Илья Клишин о необходимости народовластия

У нас, к сожалению, до сих пор так и не произошло различение, différence, двух понятий — «либеральный» и «демократический». Сложившись случайно, после 1991 года, эта подмена понятий (точнее, наложение их друг на друга) просуществовавала и через все путинские нулевые, несмотря на небольшой раскол, точнее сказать откол, элит. Говоря языком народа, ельцинские кабинетные «дерьмократы» обернулись уличными «либерастами», но суть осталась прежней.

Настоящие изменения в массовом сознании начались лишь после выборов в прошлом году. Наступил кризис в том числе и политического вокабуляра. Движимые соображениями честности протестующие так и не смогли определить сами себя. Стали появляться слова-суррогаты: общегражданский, городской, белый, рассерженный… Все они описывали лишь некоторые признаки, но не ухватывали суть.

На самом деле речь идет о небывалом прежде демократическом консенсусе. Требования Болотной подразумевают, прежде всего, возможность для разных политических сил законным образом сменять друг друга при условии, что все они признают высшую ценность самих выборов.

К политическому или экономическому либерализму это, очевидно, не имеет никакого отношения. Здесь демократические рамки — скорее правила игры, в которую могут играть все желающие. Они регулируют ведение общественной дискуссии, ход предвыборных кампаний, условия работы СМИ, другие надпартийные параметры жизни страны.

Жаль, конечно, что условия для этого вынужденного согласия складываются в России лишь к десятым годам нынешнего столетия. Прежде демократия трактовалась все же как «власть главного демократа» и маскировавшийся под благородное прогрессорство из миров Стругацких обыкновенный страх перед народом, его непонимание и нежелание понимать приводили к таким серьезным ошибкам, как расстрел Белого дома осенью 1993 года и фальсификации на выборах 1996 года, положившие начало череде подтасовок, что тянется по сей день.

Все служило одной цели — сохранению у власти одной и той же группы людей.

Младшие поколения россиян в принципе не знакомы с непредсказуемыми выборами, они не испытывали радости победы «своего» кандидата, «своей» партии. В изменчивом, открытом, ускоряющемся мире им предложена роль зрителей за невротической игрой в одни ворота. Естественно, протест тут будет носить даже не столько политический и экономический, сколько этический и даже психологический характер.

Такова, в принципе, природа «цветной» революции на постсоциалистическом пространстве.

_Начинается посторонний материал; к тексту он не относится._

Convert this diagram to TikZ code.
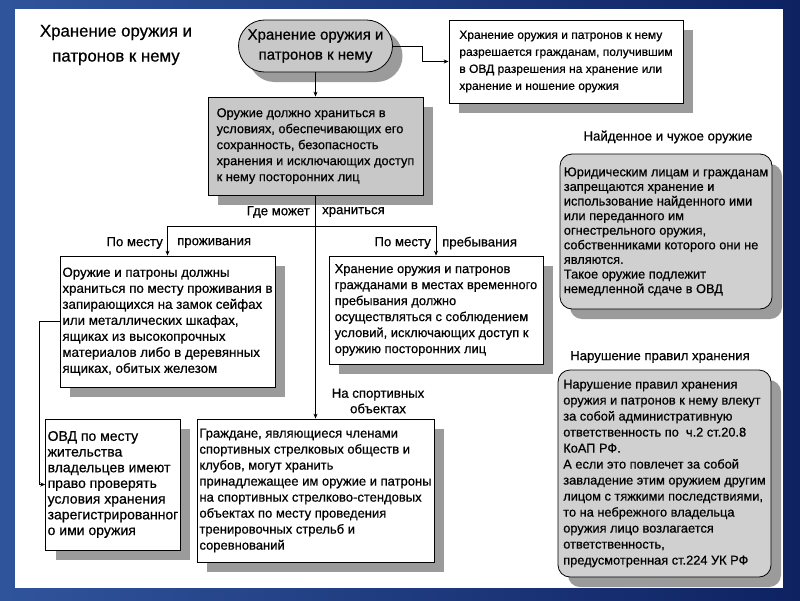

Ведь свергнутые режимы в Сербии, Грузии и на Украине вели себя точно так же, опасаясь потери контроля. Мирные протесты — лишь неизбежная логика развития, достижение демократического консенсуса «снизу» в социологически схожих обществах.

Большинство же стран бывшего соцлагеря достигли этого понимания «сверху» еще в середине девяностых. Власти там не побоялись уступить свое место вчерашним коммунистам. Переломной точкой стала победа в 1995 году Александра Квасьневского, экс-министра спорта, над легендарным Лехом Валенсой. Катастрофы не произошло и хляби небесные не разверзлись. Напротив, нашедший в себе харизму аппаратчик Квасьневский привел свою страну в НАТО и ЕС и со спокойной душой передал консервавтору Качиньскому. Вслед за Польшой маятник качнулся влево почти по всей Восточной Европе, затем вернулся в исходное положение или даже правее, затем снова влево и так далее. Пошел нормальный политический процесс.

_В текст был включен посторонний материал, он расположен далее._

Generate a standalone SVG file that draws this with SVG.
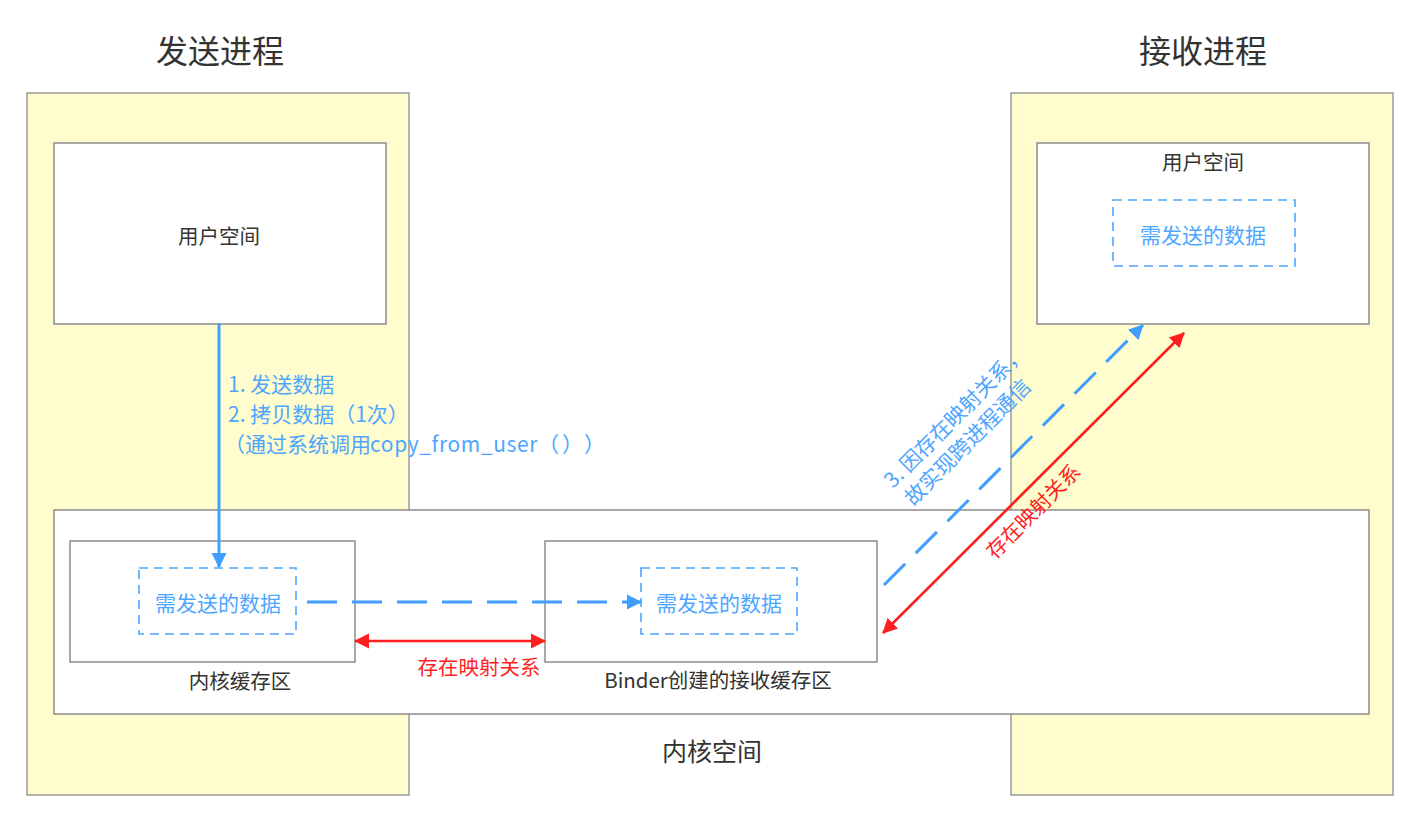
<svg xmlns="http://www.w3.org/2000/svg" width="1404" height="826" viewBox="0 0 1404 826">
<defs>
<style>
text{font-family:"Noto Sans CJK SC","Noto Sans",sans-serif}
.panel{fill:#fffdcd;stroke:#9a9a9a;stroke-width:1.5}
.box{fill:#ffffff;stroke:#8c8c8c;stroke-width:1.5}
.dash{fill:#ffffff;stroke:#4ea6ff;stroke-width:1.6;stroke-dasharray:9 6}
.title{font-size:32px;fill:#333333;text-anchor:middle}
.lbl{font-size:20.5px;fill:#333333;text-anchor:middle}
.blue{font-size:21px;fill:#4ea6ff}
.red{font-size:20.5px;fill:#ff1f1f}
.bl{stroke:#3f9eff;stroke-width:3;fill:none}
.rl{stroke:#ff1f1f;stroke-width:2.6;fill:none}
</style>
<marker id="ab" markerUnits="userSpaceOnUse" markerWidth="17" markerHeight="17" refX="14" refY="8.5" orient="auto-start-reverse" viewBox="0 0 17 17"><path d="M0,1 L15,8.5 L0,16 z" fill="#3f9eff"/></marker>
<marker id="ar" markerUnits="userSpaceOnUse" markerWidth="17" markerHeight="17" refX="14" refY="8.5" orient="auto-start-reverse" viewBox="0 0 17 17"><path d="M0,1 L15,8.5 L0,16 z" fill="#ff1f1f"/></marker>
</defs>
<rect width="1404" height="826" fill="#ffffff"/>

<g id="send-process">
<rect class="panel" x="27" y="93" width="382" height="702"/>
<text class="title" x="220" y="63">发送进程</text>
</g>
<g id="recv-process">
<rect class="panel" x="1011" y="93" width="382" height="702"/>
<text class="title" x="1203" y="63">接收进程</text>
</g>

<g id="send-user-space">
<rect class="box" x="54" y="143" width="332" height="181"/>
<text class="lbl" x="219" y="244">用户空间</text>
</g>

<g id="recv-user-space">
<rect class="box" x="1037" y="143" width="332" height="181"/>
<text class="lbl" x="1203" y="170">用户空间</text>
</g>
<g id="recv-data">
<rect class="dash" x="1113" y="200" width="182" height="66"/>
<text class="blue" x="1203" y="243" text-anchor="middle">需发送的数据</text>
</g>

<g id="kernel-space">
<rect class="box" x="54" y="510" width="1315" height="204"/>
<text x="712" y="761" font-size="25" fill="#333333" text-anchor="middle">内核空间</text>
</g>

<g id="kernel-buffer">
<rect class="box" x="70" y="541" width="285" height="121"/>
<text class="lbl" x="240" y="689">内核缓存区</text>
</g>
<g id="send-data">
<rect class="dash" x="139" y="568" width="157" height="66"/>
<text class="blue" x="218" y="611" text-anchor="middle">需发送的数据</text>
</g>

<g id="binder-buffer">
<rect class="box" x="545" y="541" width="332" height="121"/>
<text class="lbl" x="718" y="688" font-size="20">Binder创建的接收缓存区</text>
</g>
<g id="binder-data">
<rect class="dash" x="641" y="568" width="156" height="66"/>
<text class="blue" x="719" y="611" text-anchor="middle">需发送的数据</text>
</g>

<g id="connectors">
<line class="bl" x1="219" y1="323" x2="219" y2="567" marker-end="url(#ab)"/>
<line class="bl" x1="307" y1="602" x2="641" y2="602" stroke-dasharray="30 15" marker-end="url(#ab)"/>
<line class="rl" x1="355" y1="641" x2="545" y2="641" marker-start="url(#ar)" marker-end="url(#ar)"/>
<line class="bl" x1="884" y1="585" x2="1143" y2="325" stroke-dasharray="30 15" marker-end="url(#ab)"/>
<line class="rl" x1="883" y1="633" x2="1184" y2="333" marker-start="url(#ar)" marker-end="url(#ar)"/>

<text class="blue" x="228" y="392">1. 发送数据</text>
<text class="blue" x="228" y="422">2. 拷贝数据（1次）</text>
<text class="blue" x="224" y="452">（通过系统调用<tspan x="370" letter-spacing="0.6">copy_from_user</tspan><tspan x="538">（</tspan><tspan x="562">）</tspan><tspan x="584">）</tspan></text>
<text class="red" x="479" y="675" text-anchor="middle">存在映射关系</text>
<g transform="translate(893,489) rotate(-45)">
<text class="blue" x="0" y="0">3. 因存在映射关系，</text>
<text class="blue" x="2" y="27">故实现跨进程通信</text>
</g>
<text class="red" transform="translate(995,560) rotate(-45)">存在映射关系</text>
</g>
</svg>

Мы же как общество застыли на пороге девяносто шестого (наш аналог польского девяносто пятого), не смогли преодолеть этот барьер. Дело не в личности или убеждениях Геннадия Зюганова, а в растущей из кампании «Голосуй или проиграешь» невозможности альтернативных выборов, в порождаемой ею фрустрации, в воспитании потеряннного, «общегражданского» поколения, вышедшего в декабре прошлого года на Болотную и Сахарова.

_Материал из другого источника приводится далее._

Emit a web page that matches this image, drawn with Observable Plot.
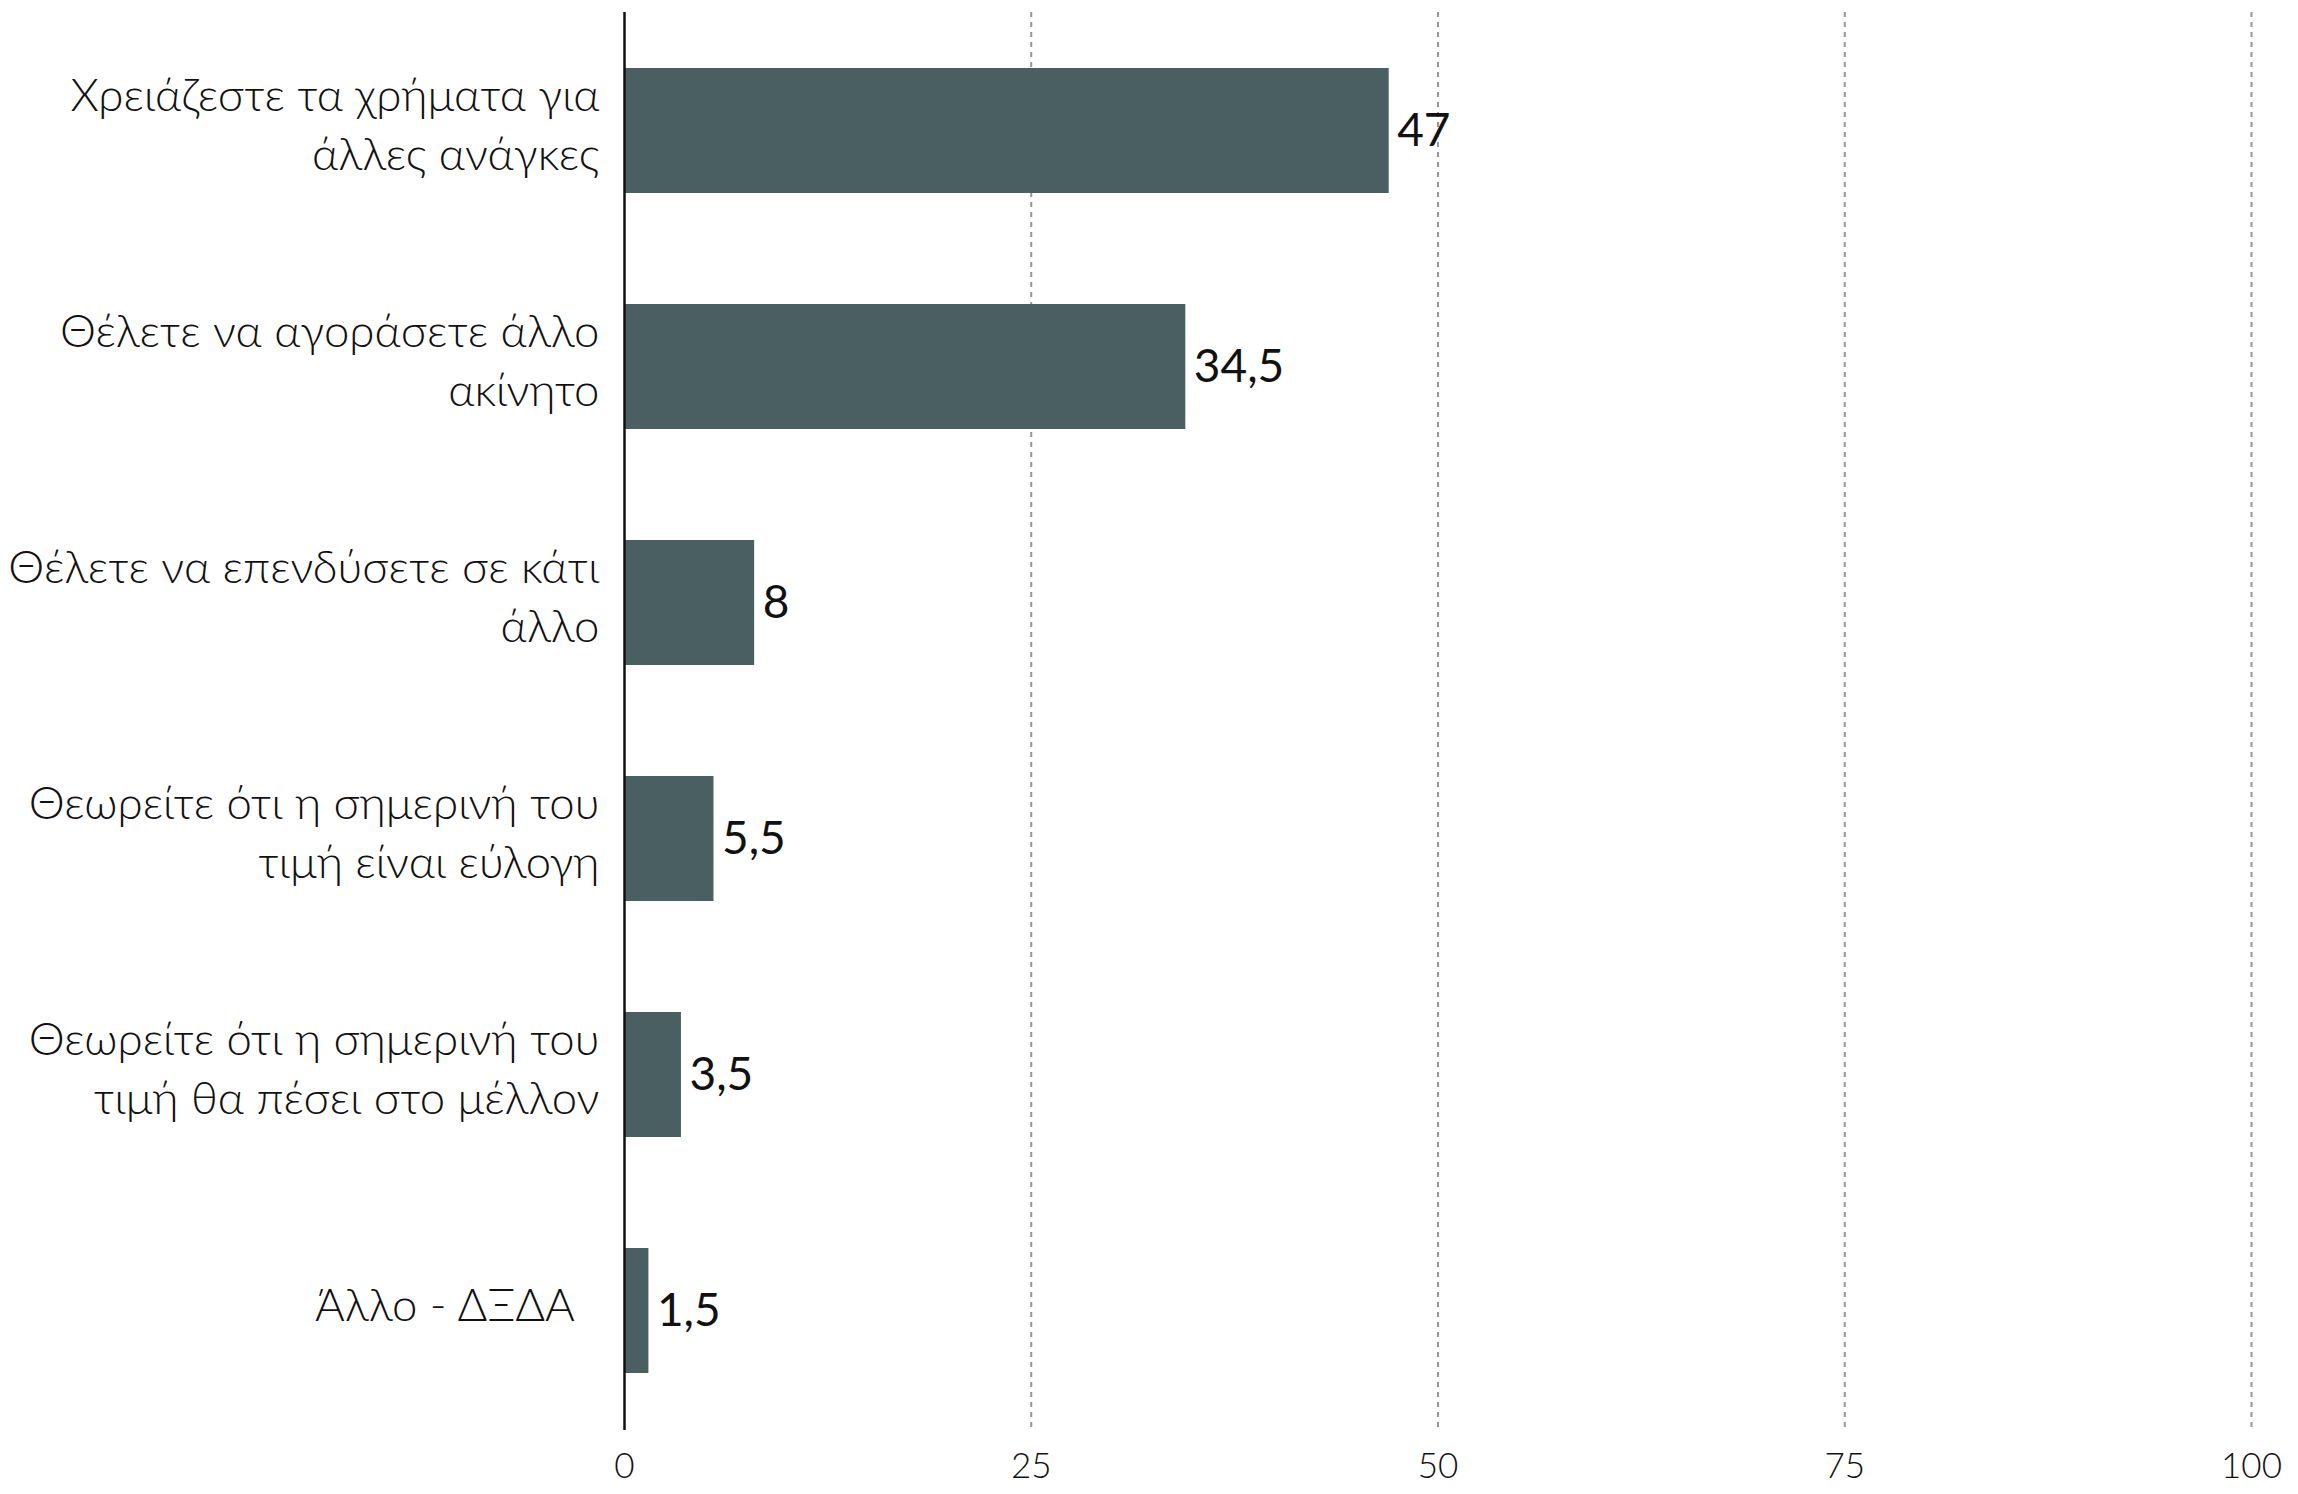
<!DOCTYPE html>
<html>
<head>
<meta charset="utf-8">
<script src="https://cdn.jsdelivr.net/npm/d3@7"></script>
<script src="https://cdn.jsdelivr.net/npm/@observablehq/plot@0.6"></script>
<style>
  html, body { margin: 0; padding: 0; background: #fff; }
  #chart svg { display: block; }
</style>
</head>
<body>
<div id="chart"></div>
<script>
const categories = [
  "Χρειάζεστε τα χρήματα για\nάλλες ανάγκες",
  "Θέλετε να αγοράσετε άλλο\nακίνητο",
  "Θέλετε να επενδύσετε σε κάτι\nάλλο",
  "Θεωρείτε ότι η σημερινή του\nτιμή είναι εύλογη",
  "Θεωρείτε ότι η σημερινή του\nτιμή θα πέσει στο μέλλον",
  "Άλλο - ΔΞΔΑ\u00a0\u00a0"
];
const values = [47, 34.5, 8, 5.5, 3.5, 1.5];
const xTicks = [0, 25, 50, 75, 100];
const gridTicks = [25, 50, 75, 100];

const data = categories.map((c, i) => ({category: c, value: values[i]}));
const fmt = v => String(v).replace(".", ",");

const chart = Plot.plot({
  width: 2298,
  height: 1494,
  marginLeft: 624,
  marginRight: 47,
  marginTop: 12,
  marginBottom: 64,
  style: {fontFamily: "Lato, 'Open Sans', sans-serif", background: "#fff", color: "#111"},
  x: {domain: [0, 100], ticks: xTicks, label: null},
  y: {domain: categories, paddingInner: 0.47, paddingOuter: 0.235, axis: null},
  marks: [
    Plot.ruleX(gridTicks, {stroke: "#959595", strokeWidth: 2, strokeDasharray: "5,5"}),
    Plot.barX(data, {x: "value", y: "category", fill: "#4a5f61"}),
    Plot.ruleX([0], {stroke: "#111", strokeWidth: 2.5}),
    Plot.text(data, {
      x: "value", y: "category", text: d => fmt(d.value),
      textAnchor: "start", dx: 8, fontSize: 46, fill: "#111", fontWeight: 400
    }),
    Plot.text(data, {
      x: 0, y: "category", text: "category",
      textAnchor: "end", dx: -25, dy: -9, fontSize: 45.5, lineHeight: 1.29, fill: "#111", fontWeight: 300
    }),
    Plot.axisX({
      ticks: xTicks, tickSize: 0, tickPadding: 23, fontSize: 35, fontWeight: 300,
      fill: "#111", tickFormat: d => String(d), label: null
    })
  ]
});
document.getElementById("chart").appendChild(chart);
</script>
</body>
</html>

Непроизошедшее до сих пор «различение» демократического и либерального, с которого мы начали, — не просто терминологическая каша. Эта путаница позволяет власти до сих пор спекулировать на теме красно-коричневого реванша (в обновленной редакции — тактический дуэт Удальцова-Навального). Достаточно вспомнить обросший ворохом шуток теглайн последних выборов «Если не Путин, то кто?» Это же очевидный ремейк кампании ‘96, манипулирование на почве заранее сформированных фобий. И хочется, и колется.